The NYPD does have a storied history of surveilling New Yorkers—the NYCLU pointed to technology like "face surveillance, x-ray vans, Stingrays, and ShotSpotter" as other tools in the police department's arsenal, publicized through the POST Act. In 2018, the NYPD settled a lawsuit stemming from a decade-long, post-9/11 surveillance operation on Muslim communities that "failed to produce a single intelligence lead."

A few hours later, during a break in programming, Gulinello and three other members of the drone team took one unit out for a brief spin on 50th Street. While a few summit attendees and passersby watched, the drone floated a dozen or so feet up in the air, tethered with a thin red cord to a black NYPD vehicle that serves as its power source. A screen in the back broadcast the footage that the drone was recording: a view of the street, with some of the drone's body in frame like a thumb over a camera lens. The team said while the drone could climb up to heights of 15 stories while attached to the vehicle, the Manhattan streets formed a wind tunnel that could end disastrously if they let it fly any higher. The team declined to answer any new questions about the drone program generally, although the captain stressed how seriously the NYPD takes privacy and said everything I'd need was already in his keynote speech. "I knew someone from the media was going to be here!" he laughed.

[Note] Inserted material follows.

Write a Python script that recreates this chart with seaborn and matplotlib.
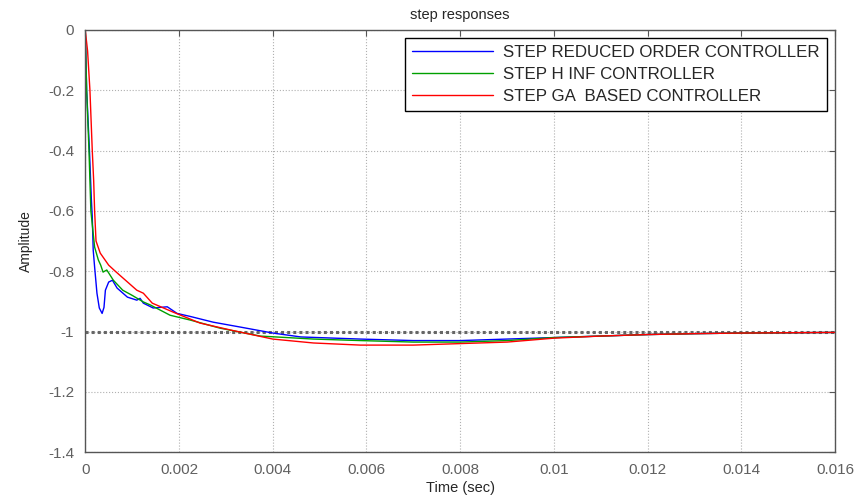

The keynote speech did end with a distinct message: "​​Someone asked me a question yesterday: 'If you had it your way, what would be your top priority going forward?' You would think I would say, 'Oh, I want the biggest, baddest drone that has the craziest things on it.' No," Gulinello said. "I want the positivity message to go out, that the drones are great. I feel that if we can get the positivity message out, to push it out in the media and show New Yorkers and show everyone out there how great these things are at accomplishing our public safety message, all the cool gadgets and toys will come. If we don't have the backing of positivity to show that, we're not going to get anything."